+++ AVAILABLE DATA +++

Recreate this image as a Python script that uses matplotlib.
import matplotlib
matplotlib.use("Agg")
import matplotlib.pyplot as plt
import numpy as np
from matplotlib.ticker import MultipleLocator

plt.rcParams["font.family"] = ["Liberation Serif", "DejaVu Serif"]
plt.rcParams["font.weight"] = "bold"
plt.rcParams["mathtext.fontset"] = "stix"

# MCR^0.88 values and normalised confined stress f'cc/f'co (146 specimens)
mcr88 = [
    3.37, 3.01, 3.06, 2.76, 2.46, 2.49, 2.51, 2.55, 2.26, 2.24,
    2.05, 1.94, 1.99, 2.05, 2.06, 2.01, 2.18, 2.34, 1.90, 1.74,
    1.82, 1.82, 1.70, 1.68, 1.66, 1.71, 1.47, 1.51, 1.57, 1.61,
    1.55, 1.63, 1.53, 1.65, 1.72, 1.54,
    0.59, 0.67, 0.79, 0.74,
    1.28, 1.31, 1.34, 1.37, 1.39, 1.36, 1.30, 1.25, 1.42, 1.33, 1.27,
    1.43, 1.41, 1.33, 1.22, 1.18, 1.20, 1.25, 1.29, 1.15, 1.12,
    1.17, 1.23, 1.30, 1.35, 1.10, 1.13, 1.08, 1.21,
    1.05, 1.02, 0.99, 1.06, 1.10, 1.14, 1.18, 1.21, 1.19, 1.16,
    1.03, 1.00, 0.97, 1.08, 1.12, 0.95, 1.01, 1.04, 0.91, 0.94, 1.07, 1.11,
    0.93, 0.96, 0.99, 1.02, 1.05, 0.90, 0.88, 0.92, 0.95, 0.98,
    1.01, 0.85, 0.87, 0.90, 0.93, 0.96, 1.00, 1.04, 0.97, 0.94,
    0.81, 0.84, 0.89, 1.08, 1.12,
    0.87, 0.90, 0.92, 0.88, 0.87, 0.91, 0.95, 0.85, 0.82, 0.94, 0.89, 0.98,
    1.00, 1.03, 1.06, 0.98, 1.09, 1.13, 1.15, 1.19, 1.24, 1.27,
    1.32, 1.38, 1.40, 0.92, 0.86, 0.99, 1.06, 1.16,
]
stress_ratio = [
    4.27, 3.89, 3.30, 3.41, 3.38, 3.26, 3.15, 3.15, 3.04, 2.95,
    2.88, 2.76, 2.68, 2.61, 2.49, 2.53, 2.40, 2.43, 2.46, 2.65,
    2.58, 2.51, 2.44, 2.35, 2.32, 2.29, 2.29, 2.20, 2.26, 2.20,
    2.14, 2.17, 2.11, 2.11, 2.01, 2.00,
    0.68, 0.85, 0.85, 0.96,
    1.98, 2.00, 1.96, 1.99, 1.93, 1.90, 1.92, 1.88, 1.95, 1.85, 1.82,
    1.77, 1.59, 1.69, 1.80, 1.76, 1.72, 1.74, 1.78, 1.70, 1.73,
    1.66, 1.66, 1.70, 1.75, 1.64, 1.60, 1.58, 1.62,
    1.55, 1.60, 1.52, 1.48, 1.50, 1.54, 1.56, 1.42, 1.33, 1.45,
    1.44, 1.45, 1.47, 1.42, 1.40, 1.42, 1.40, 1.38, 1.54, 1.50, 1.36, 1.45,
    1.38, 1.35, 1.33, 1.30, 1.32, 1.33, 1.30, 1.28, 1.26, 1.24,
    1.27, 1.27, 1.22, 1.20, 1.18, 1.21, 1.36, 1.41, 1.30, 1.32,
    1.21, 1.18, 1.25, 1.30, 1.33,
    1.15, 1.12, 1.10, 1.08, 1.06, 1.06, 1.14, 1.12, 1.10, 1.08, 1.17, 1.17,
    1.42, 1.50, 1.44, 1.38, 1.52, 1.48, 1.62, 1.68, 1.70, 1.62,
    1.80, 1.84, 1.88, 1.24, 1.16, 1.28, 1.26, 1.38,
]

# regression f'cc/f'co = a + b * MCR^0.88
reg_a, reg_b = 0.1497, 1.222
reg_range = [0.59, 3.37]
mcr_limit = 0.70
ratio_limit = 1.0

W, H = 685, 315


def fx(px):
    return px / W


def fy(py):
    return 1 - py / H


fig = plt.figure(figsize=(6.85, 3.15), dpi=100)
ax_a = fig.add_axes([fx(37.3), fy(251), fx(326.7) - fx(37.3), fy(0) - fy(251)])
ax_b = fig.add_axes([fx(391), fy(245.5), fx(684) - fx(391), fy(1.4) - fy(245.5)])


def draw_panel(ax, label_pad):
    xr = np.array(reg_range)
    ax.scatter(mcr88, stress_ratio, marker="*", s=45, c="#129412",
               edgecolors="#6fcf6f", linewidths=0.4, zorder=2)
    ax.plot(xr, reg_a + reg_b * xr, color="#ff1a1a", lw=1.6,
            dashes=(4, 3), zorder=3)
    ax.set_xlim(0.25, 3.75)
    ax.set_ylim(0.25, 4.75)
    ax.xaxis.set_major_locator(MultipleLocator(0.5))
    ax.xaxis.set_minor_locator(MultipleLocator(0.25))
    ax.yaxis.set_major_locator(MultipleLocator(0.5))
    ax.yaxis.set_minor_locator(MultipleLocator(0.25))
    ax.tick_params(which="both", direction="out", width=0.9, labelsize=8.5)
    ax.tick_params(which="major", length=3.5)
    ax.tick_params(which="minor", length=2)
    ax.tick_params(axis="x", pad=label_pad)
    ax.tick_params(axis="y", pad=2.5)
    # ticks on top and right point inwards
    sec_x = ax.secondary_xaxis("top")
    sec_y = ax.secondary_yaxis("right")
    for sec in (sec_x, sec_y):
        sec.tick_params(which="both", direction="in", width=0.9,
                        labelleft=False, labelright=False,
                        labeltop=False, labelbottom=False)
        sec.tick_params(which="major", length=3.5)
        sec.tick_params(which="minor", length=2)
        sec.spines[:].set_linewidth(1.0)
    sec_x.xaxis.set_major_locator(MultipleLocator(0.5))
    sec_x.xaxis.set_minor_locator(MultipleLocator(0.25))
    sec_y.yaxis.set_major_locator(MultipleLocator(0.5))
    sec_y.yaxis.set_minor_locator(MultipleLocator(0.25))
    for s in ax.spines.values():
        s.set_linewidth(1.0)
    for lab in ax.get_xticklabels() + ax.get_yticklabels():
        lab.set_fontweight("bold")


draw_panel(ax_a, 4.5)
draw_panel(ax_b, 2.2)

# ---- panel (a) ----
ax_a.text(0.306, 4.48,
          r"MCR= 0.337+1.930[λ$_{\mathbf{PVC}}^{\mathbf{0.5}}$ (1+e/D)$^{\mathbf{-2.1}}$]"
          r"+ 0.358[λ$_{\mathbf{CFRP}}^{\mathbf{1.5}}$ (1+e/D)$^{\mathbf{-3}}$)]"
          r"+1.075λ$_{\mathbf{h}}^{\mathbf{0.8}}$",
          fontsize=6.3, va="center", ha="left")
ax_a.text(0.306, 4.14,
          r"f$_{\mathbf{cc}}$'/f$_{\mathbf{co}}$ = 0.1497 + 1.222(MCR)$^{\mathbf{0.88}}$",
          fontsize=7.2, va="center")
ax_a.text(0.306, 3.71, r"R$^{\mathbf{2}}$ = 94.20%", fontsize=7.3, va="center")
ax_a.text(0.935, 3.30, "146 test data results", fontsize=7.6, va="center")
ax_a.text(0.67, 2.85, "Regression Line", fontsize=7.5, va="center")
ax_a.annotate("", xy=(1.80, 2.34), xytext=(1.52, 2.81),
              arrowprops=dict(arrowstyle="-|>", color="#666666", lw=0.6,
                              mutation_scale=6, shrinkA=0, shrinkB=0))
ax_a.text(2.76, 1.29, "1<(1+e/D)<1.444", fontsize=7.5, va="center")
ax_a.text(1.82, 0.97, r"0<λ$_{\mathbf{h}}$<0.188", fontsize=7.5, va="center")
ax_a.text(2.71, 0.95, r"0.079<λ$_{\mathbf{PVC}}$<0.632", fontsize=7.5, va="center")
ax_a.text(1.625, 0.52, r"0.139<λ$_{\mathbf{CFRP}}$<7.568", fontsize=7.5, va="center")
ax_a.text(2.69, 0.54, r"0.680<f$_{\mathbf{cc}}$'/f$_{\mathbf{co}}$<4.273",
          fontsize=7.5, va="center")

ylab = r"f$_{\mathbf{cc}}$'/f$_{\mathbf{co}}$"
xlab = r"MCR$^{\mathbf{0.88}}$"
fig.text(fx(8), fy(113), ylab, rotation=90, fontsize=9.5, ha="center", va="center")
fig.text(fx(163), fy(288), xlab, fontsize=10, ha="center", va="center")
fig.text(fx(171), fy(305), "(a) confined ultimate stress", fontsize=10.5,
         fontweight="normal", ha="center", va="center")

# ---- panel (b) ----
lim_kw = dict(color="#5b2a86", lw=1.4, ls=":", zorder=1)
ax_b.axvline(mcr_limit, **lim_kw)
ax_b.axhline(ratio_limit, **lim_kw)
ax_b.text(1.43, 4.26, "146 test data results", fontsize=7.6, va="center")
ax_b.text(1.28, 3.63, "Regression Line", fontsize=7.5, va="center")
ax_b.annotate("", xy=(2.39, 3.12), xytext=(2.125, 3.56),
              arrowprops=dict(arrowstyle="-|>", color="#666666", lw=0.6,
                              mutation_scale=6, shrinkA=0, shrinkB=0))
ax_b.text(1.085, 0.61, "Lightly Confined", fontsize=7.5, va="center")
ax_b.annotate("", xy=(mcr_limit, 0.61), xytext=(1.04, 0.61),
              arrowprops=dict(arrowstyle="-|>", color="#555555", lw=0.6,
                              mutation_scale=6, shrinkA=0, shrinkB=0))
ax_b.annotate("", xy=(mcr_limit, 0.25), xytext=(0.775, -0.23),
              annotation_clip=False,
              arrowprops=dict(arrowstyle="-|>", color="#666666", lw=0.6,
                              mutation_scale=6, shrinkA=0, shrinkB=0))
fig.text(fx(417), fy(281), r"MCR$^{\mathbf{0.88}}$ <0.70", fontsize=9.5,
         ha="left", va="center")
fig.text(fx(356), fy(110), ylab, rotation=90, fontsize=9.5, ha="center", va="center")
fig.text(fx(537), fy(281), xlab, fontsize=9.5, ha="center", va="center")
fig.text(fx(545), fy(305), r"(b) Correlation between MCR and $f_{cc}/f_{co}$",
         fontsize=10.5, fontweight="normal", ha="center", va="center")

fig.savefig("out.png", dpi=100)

+++

## WHAT YOU SHOULD DO
Set down each line of the material verbatim, from the first line through the line that contains "from matplotlib.ticker import MultipleLocator".

## RIGHT ANSWER
Recreate this image as a Python script that uses matplotlib.
import matplotlib
matplotlib.use("Agg")
import matplotlib.pyplot as plt
import numpy as np
from matplotlib.ticker import MultipleLocator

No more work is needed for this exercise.